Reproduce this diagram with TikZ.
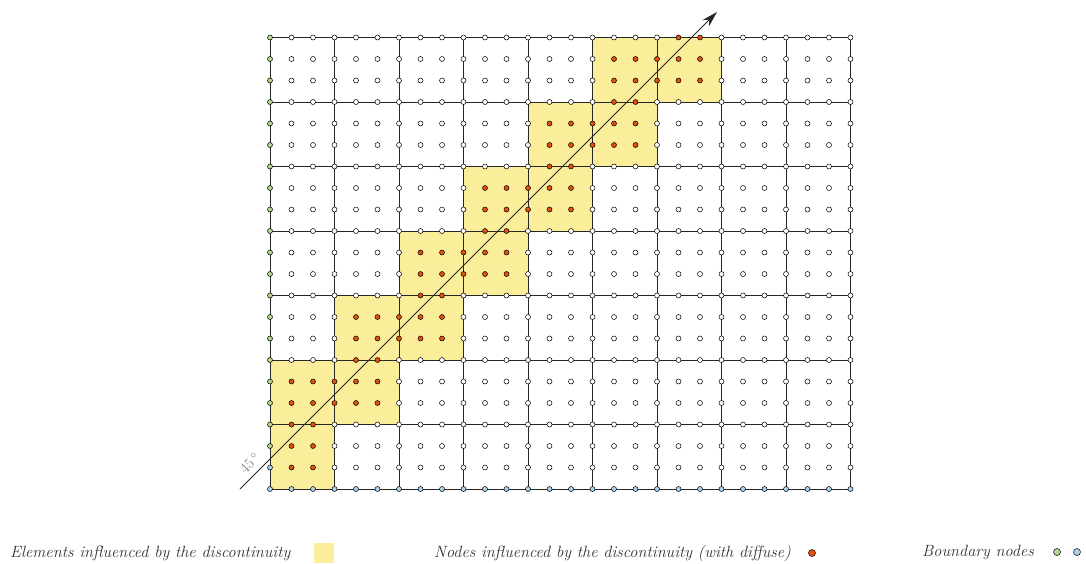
\documentclass[tikz,border=0pt]{standalone}
\usetikzlibrary{arrows.meta}
\definecolor{elemyellow}{RGB}{250,238,155}
\definecolor{nodered}{RGB}{230,80,10}
\definecolor{bndgreen}{RGB}{181,217,140}
\definecolor{bndblue}{RGB}{168,212,240}
\definecolor{legtext}{RGB}{50,50,50}
\tikzset{
  meshline/.style={line width=0.9pt, draw=black!85},
  meshnode/.style={line width=0.5pt, draw=black},
  legendtext/.style={anchor=west, inner sep=0pt, text=legtext, font=\fontsize{16.3}{19}\selectfont\itshape},
  dirline/.style={line width=0.8pt, draw=black!85, -{Stealth[length=16pt,width=9pt]}},
}
\begin{document}
\begin{tikzpicture}[x=1pt,y=-1pt]
\useasboundingbox (0,0) rectangle (1086,563);
% yellow elements (c = column from left, r = row from bottom)
\foreach \ec/\er in {0/0,0/1,1/1,1/2,2/2,2/3,3/3,3/4,4/4,4/5,5/5,5/6,6/6}{
  \fill[elemyellow] ({270+64.5*\ec},{489-64.5*\er}) rectangle ({270+64.5*(\ec+1)},{489-64.5*(\er+1)});
}
% mesh lines
\foreach \k in {0,...,9}{
  \draw[meshline] ({270+64.5*\k},489) -- ({270+64.5*\k},{489-64.5*7});
}
\foreach \k in {0,...,7}{
  \draw[meshline] (270,{489-64.5*\k}) -- ({270+64.5*9},{489-64.5*\k});
}
% direction of the discontinuity
\coordinate (dstart) at (240,489);
\coordinate (dend) at (717,12);
\draw[dirline] (dstart) -- (dend);
\node[rotate=45, text=black!55, font=\fontsize{15}{17}\selectfont, inner sep=0pt] (anglelabel) at (250,463) {45\,$^{\circ}$};
% mesh nodes
\foreach \i in {0,...,27}{
  \foreach \j in {0,...,21}{
    \pgfmathtruncatemacro\im{mod(\i,3)}
    \pgfmathtruncatemacro\jm{mod(\j,3)}
    \pgfmathtruncatemacro\ec{floor(\i/3)}
    \pgfmathtruncatemacro\er{floor(\j/3)}
    \pgfmathtruncatemacro\erm{\er-1}
    \pgfmathtruncatemacro\ecp{\ec+1}
    \def\nodecol{white}
    % interior nodes of yellow elements
    \ifnum\im>0 \ifnum\jm>0
      \ifnum\er=0 \ifnum\ec=0 \def\nodecol{nodered}\fi\fi
      \ifnum\er>0
        \ifnum\ec=\er \def\nodecol{nodered}\fi
        \ifnum\ec=\erm \def\nodecol{nodered}\fi
      \fi
    \fi\fi
    % shared vertical edges
    \ifnum\im=0 \ifnum\jm>0
      \ifnum\ec>0 \ifnum\er=\ec \def\nodecol{nodered}\fi\fi
    \fi\fi
    % shared horizontal edges
    \ifnum\jm=0 \ifnum\im>0
      \pgfmathtruncatemacro\jd{\j/3}
      \ifnum\jd=\ecp \def\nodecol{nodered}\fi
    \fi\fi
    % boundary nodes
    \ifnum\i=0
      \ifnum\j>1 \def\nodecol{bndgreen}\else \def\nodecol{bndblue}\fi
    \fi
    \ifnum\j=0 \def\nodecol{bndblue}\fi
    \draw[meshnode, fill=\nodecol] ({270+21.5*\i},{489-21.5*\j}) circle (2.5);
  }
}
% legend
\node[legendtext] (leg1) at (10,553) {Elements influenced by the discontinuity};
\fill[elemyellow] (314,543) rectangle (334,563);
\node[legendtext] (leg2) at (434,553) {Nodes influenced by the discontinuity (with diffuse)};
\draw[meshnode, fill=nodered] (812,553) circle (3.5);
\node[legendtext] (leg3) at (922,552) {Boundary nodes};
\draw[meshnode, fill=bndgreen] (1057,552) circle (3.5);
\draw[meshnode, fill=bndblue] (1077,552) circle (3.5);
\end{tikzpicture}
\end{document}
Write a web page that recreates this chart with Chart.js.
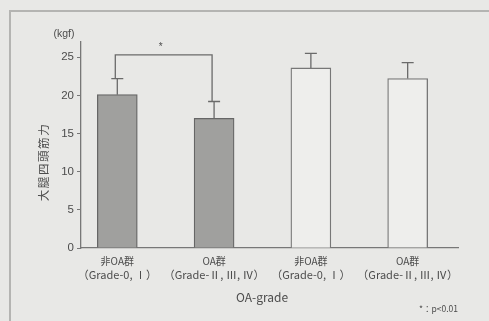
<!DOCTYPE html>
<html>
<head>
<meta charset="utf-8">
<script src="https://cdn.jsdelivr.net/npm/chart.js@4.4.1/dist/chart.umd.min.js"></script>
<style>
  html, body { margin: 0; padding: 0; background: #e8e8e6; }
  #wrap { position: relative; width: 489px; height: 321px; }
  canvas { display: block; }
</style>
</head>
<body>
<div id="wrap"><canvas id="c" width="489" height="321"></canvas></div>
<script>
// Group labels: group name and grade range
const groupNames = ['非OA群', 'OA群', '非OA群', 'OA群'];
const gradeNames = ['（Grade-0, Ⅰ）', '（Grade-Ⅱ, Ⅲ, Ⅳ）', '（Grade-0, Ⅰ）', '（Grade-Ⅱ, Ⅲ, Ⅳ）'];
// Mean quadriceps strength (kgf) and standard deviation
const means = [20.1, 17.0, 23.6, 22.2];
const sds = [2.1, 2.2, 1.9, 2.1];
// Shaded groups vs. open groups
const shaded = [true, true, false, false];
const yTicks = [0, 5, 10, 15, 20, 25];
// Significance bracket between groups 0 and 1
const sigPair = [0, 1];
const sigLevel = 25.3;

const INK = '#4c4c4c';
const JP = '"Noto Sans CJK JP", "Noto Sans", sans-serif';
const LAT = '"Liberation Sans", Arial, sans-serif';

const points = means.map((v, i) => ({ x: i, y: v }));

const overlay = {
  id: 'overlay',
  beforeDraw(chart) {
    const ctx = chart.ctx;
    ctx.save();
    ctx.fillStyle = '#e8e8e6';
    ctx.fillRect(0, 0, chart.width, chart.height);
    // frame
    ctx.strokeStyle = '#b4b4b2';
    ctx.lineWidth = 2;
    ctx.beginPath();
    ctx.moveTo(10, chart.height);
    ctx.lineTo(10, 11);
    ctx.lineTo(chart.width, 11);
    ctx.stroke();
    ctx.restore();
  },
  afterDatasetsDraw(chart) {
    const ctx = chart.ctx;
    const xs = chart.scales.x, ys = chart.scales.y;
    ctx.save();
    ctx.strokeStyle = '#6a6a6a';
    ctx.lineWidth = 1.3;
    // error bars
    means.forEach((m, i) => {
      const x = xs.getPixelForValue(i);
      const y0 = ys.getPixelForValue(m);
      const y1 = ys.getPixelForValue(m + sds[i]);
      ctx.beginPath();
      ctx.moveTo(x, y0);
      ctx.lineTo(x, y1);
      ctx.moveTo(x - 6, y1);
      ctx.lineTo(x + 6, y1);
      ctx.stroke();
    });
    // significance bracket
    const [a, b] = sigPair;
    const xa = xs.getPixelForValue(a) - 2, xb = xs.getPixelForValue(b) - 2;
    const yt = ys.getPixelForValue(sigLevel);
    ctx.beginPath();
    ctx.moveTo(xa, ys.getPixelForValue(means[a] + sds[a]));
    ctx.lineTo(xa, yt);
    ctx.lineTo(xb, yt);
    ctx.lineTo(xb, ys.getPixelForValue(means[b] + sds[b]));
    ctx.stroke();
    ctx.fillStyle = INK;
    ctx.font = '10px ' + LAT;
    ctx.textAlign = 'center';
    ctx.textBaseline = 'middle';
    ctx.fillText('*', (xa + xb) / 2 - 3, yt - 8);

    // grade range under each group name
    ctx.font = '11px ' + JP;
    gradeNames.forEach((g, i) => {
      ctx.fillText(g, xs.getPixelForValue(i), 275);
    });

    // unit label
    ctx.font = '10.5px ' + LAT;
    ctx.fillText('(kgf)', 64, 34);

    // y axis title
    ctx.save();
    ctx.translate(44, 162);
    ctx.rotate(-Math.PI / 2);
    ctx.font = '11.5px ' + JP;
    ctx.letterSpacing = '1.6px';
    ctx.fillText('大腿四頭筋力', 0, 0);
    ctx.restore();

    // x axis title
    ctx.font = '12px ' + JP;
    ctx.fillText('OA-grade', 262, 297);

    // significance note
    ctx.font = '8.5px ' + JP;
    ctx.textAlign = 'left';
    ctx.fillText('*：p<0.01', 419, 309);
    ctx.restore();
  }
};

new Chart(document.getElementById('c'), {
  type: 'bar',
  data: {
    datasets: [{
      data: points,
      backgroundColor: shaded.map(s => s ? '#a0a09e' : '#eeeeec'),
      borderColor: shaded.map(s => s ? '#666666' : '#777777'),
      borderWidth: 1.3,
      borderSkipped: 'bottom',
      barThickness: 40
    }]
  },
  options: {
    responsive: false,
    animation: false,
    devicePixelRatio: 1,
    layout: { padding: { left: 0, right: 31, top: 42, bottom: 0 } },
    plugins: { legend: { display: false }, tooltip: { enabled: false } },
    scales: {
      x: {
        type: 'linear',
        offset: false,
        min: -0.375,
        max: 3.52,
        afterBuildTicks(scale) {
          scale.ticks = groupNames.map((_, i) => ({ value: i }));
        },
        afterFit(scale) { scale.height = 73; },
        grid: { display: false, drawTicks: false },
        border: { display: true, color: '#777777', width: 1.3 },
        ticks: {
          autoSkip: false,
          maxRotation: 0,
          padding: 5,
          color: INK,
          font: { family: JP, size: 10, lineHeight: '16px' },
          callback: (v) => groupNames[v]
        }
      },
      y: {
        min: 0,
        max: 27,
        afterBuildTicks(scale) {
          scale.ticks = yTicks.map(v => ({ value: v }));
        },
        afterFit(scale) { scale.width = 81; },
        grid: { drawOnChartArea: false, drawTicks: true, tickLength: 4, color: '#777777' },
        border: { display: true, color: '#777777', width: 1.3 },
        ticks: {
          padding: 3,
          color: INK,
          font: { family: LAT, size: 11.5 }
        }
      }
    }
  },
  plugins: [overlay]
});
</script>
</body>
</html>
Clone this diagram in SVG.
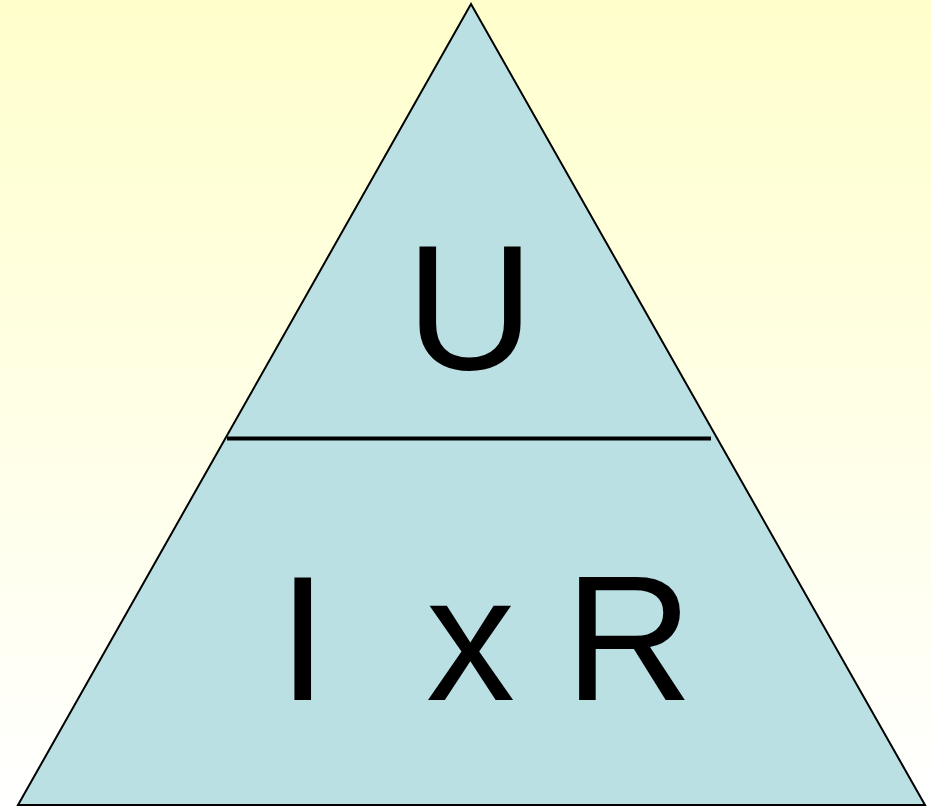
<svg xmlns="http://www.w3.org/2000/svg" width="931" height="808" viewBox="0 0 931 808">
<defs>
<linearGradient id="bg" x1="0" y1="0" x2="0" y2="1">
<stop offset="0" stop-color="#FFFFCC"/>
<stop offset="1" stop-color="#FFFFFF"/>
</linearGradient>
<style>
.lbl{font-family:"Liberation Sans",Arial,sans-serif;font-size:178px;fill:#000}
</style>
</defs>
<rect width="931" height="808" fill="url(#bg)"/>
<g id="triangle">
<polygon points="471,4 18,805 925,805" fill="#BBE0E3" stroke="#000" stroke-width="2" stroke-linejoin="miter"/>
<line x1="227" y1="438.5" x2="711" y2="438.5" stroke="#000" stroke-width="4"/>
</g>
<g id="top">
<text class="lbl" x="470" y="369" text-anchor="middle">U</text>
</g>
<g id="bottom">
<text class="lbl" x="278" y="700">I <tspan dx="49">x R</tspan></text>
</g>
</svg>
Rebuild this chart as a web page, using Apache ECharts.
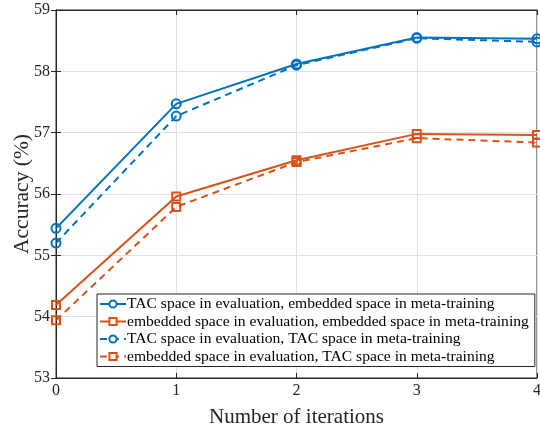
<!DOCTYPE html>
<html>
<head>
<meta charset="utf-8">
<script src="https://cdn.jsdelivr.net/npm/echarts@6/dist/echarts.min.js"></script>
<style>
  html, body { margin: 0; padding: 0; background: #fff; }
  #chart { width: 540px; height: 432px; }
</style>
</head>
<body>
<div id="chart"></div>
<script>
"use strict";

var iterations = [0, 1, 2, 3, 4];
var names = [
  "TAC space in evaluation, embedded space in meta-training",
  "embedded space in evaluation, embedded space in meta-training",
  "TAC space in evaluation, TAC space in meta-training",
  "embedded space in evaluation, TAC space in meta-training"
];
var tacEmb = [55.44, 57.47, 58.12, 58.55, 58.53];
var embEmb = [54.19, 55.96, 56.55, 56.98, 56.96];
var tacTac = [55.2, 57.27, 58.1, 58.54, 58.48];
var embTac = [53.94, 55.79, 56.52, 56.91, 56.84];

var blue = "#0072BD";
var orange = "#D95319";
var font = "Liberation Serif";

var chartDom = document.getElementById("chart");
var myChart = echarts.init(chartDom);

function pairs(vals) {
  return vals.map(function (v, i) { return [iterations[i], v]; });
}

function makeSeries(name, vals, color, symbol, dashed) {
  return {
    name: name,
    type: "line",
    data: pairs(vals),
    symbol: symbol,
    symbolSize: symbol === "circle" ? 9 : 8,
    showAllSymbol: true,
    lineStyle: { color: color, width: 2, type: dashed ? [7, 5] : "solid" },
    itemStyle: { color: "rgba(0,0,0,0)", borderColor: color, borderWidth: 2 },
    emphasis: { disabled: true },
    z: 3
  };
}

var option = {
  animation: false,
  grid: {
    left: 56, right: 3, top: 10, bottom: 54,
    outerBoundsMode: "none",
    show: true, borderColor: "#262626", borderWidth: 1
  },
  legend: {
    orient: "vertical",
    left: 97,
    top: 294,
    backgroundColor: "#fff",
    borderColor: "#262626",
    borderWidth: 1,
    borderRadius: 0,
    padding: [2, 6, 2, 2],
    itemGap: 1.5,
    itemWidth: 26,
    itemHeight: 9,
    textStyle: { fontFamily: font, fontSize: 15.6, color: "#000", padding: [0, 0, 0, -4] },
    data: names.map(function (n, i) {
      var c = i % 2 === 0 ? blue : orange;
      return { name: n, itemStyle: { color: "#fff", borderColor: c, borderWidth: 2 } };
    })
  },
  xAxis: [
    {
      type: "value",
      min: 0,
      max: 4,
      interval: 1,
      name: "Number of iterations",
      nameLocation: "middle",
      nameGap: 29,
      nameTextStyle: { fontFamily: font, fontSize: 21, color: "#262626" },
      axisLine: { lineStyle: { color: "#262626" } },
      axisTick: { inside: true, length: 5, lineStyle: { color: "#262626" } },
      axisLabel: { fontFamily: font, fontSize: 16, color: "#262626", margin: 5 },
      splitLine: { show: true, lineStyle: { color: "#e0e0e0" } }
    },
    {
      type: "value",
      position: "top",
      min: 0,
      max: 4,
      interval: 1,
      axisLine: { show: true, lineStyle: { color: "#262626" } },
      axisTick: { inside: true, length: 5, lineStyle: { color: "#262626" } },
      axisLabel: { show: false },
      splitLine: { show: false }
    }
  ],
  yAxis: [
    {
      type: "value",
      min: 53,
      max: 59,
      interval: 1,
      name: "Accuracy (%)",
      nameLocation: "middle",
      nameGap: 23,
      nameMoveOverlap: false,
      nameTextStyle: { fontFamily: font, fontSize: 21.5, color: "#262626" },
      axisLine: { show: true, lineStyle: { color: "#262626" } },
      axisTick: { show: true, inside: true, length: 5, lineStyle: { color: "#262626" } },
      axisLabel: { fontFamily: font, fontSize: 16, color: "#262626", margin: 6 },
      splitLine: { show: true, lineStyle: { color: "#e0e0e0" } }
    },
    {
      type: "value",
      position: "right",
      min: 53,
      max: 59,
      interval: 1,
      axisLine: { show: true, lineStyle: { color: "#262626" } },
      axisTick: { show: true, inside: true, length: 5, lineStyle: { color: "#262626" } },
      axisLabel: { show: false },
      splitLine: { show: false }
    }
  ],
  series: [
    makeSeries(names[0], tacEmb, blue, "circle", false),
    makeSeries(names[1], embEmb, orange, "rect", false),
    makeSeries(names[2], tacTac, blue, "circle", true),
    makeSeries(names[3], embTac, orange, "rect", true)
  ]
};

myChart.setOption(option);
window.onresize = function () {
  myChart.resize();
};
</script>
</body>
</html>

____

■ **Written exercise**
Write out, exactly and with nothing added, everything from the line with "Write a web" down to the line with "const points = means.map((v, i)", both included. Drop any pictures.

■ **Answer for this exercise**
Write a web page that recreates this chart with Chart.js.
<!DOCTYPE html>
<html>
<head>
<meta charset="utf-8">
<script src="https://cdn.jsdelivr.net/npm/chart.js@4.4.1/dist/chart.umd.min.js"></script>
<style>
  html, body { margin: 0; padding: 0; background: #e8e8e6; }
  #wrap { position: relative; width: 489px; height: 321px; }
  canvas { display: block; }
</style>
</head>
<body>
<div id="wrap"><canvas id="c" width="489" height="321"></canvas></div>
<script>
// Group labels: group name and grade range
const groupNames = ['非OA群', 'OA群', '非OA群', 'OA群'];
const gradeNames = ['（Grade-0, Ⅰ）', '（Grade-Ⅱ, Ⅲ, Ⅳ）', '（Grade-0, Ⅰ）', '（Grade-Ⅱ, Ⅲ, Ⅳ）'];
// Mean quadriceps strength (kgf) and standard deviation
const means = [20.1, 17.0, 23.6, 22.2];
const sds = [2.1, 2.2, 1.9, 2.1];
// Shaded groups vs. open groups
const shaded = [true, true, false, false];
const yTicks = [0, 5, 10, 15, 20, 25];
// Significance bracket between groups 0 and 1
const sigPair = [0, 1];
const sigLevel = 25.3;

const INK = '#4c4c4c';
const JP = '"Noto Sans CJK JP", "Noto Sans", sans-serif';
const LAT = '"Liberation Sans", Arial, sans-serif';

const points = means.map((v, i) => ({ x: i, y: v }));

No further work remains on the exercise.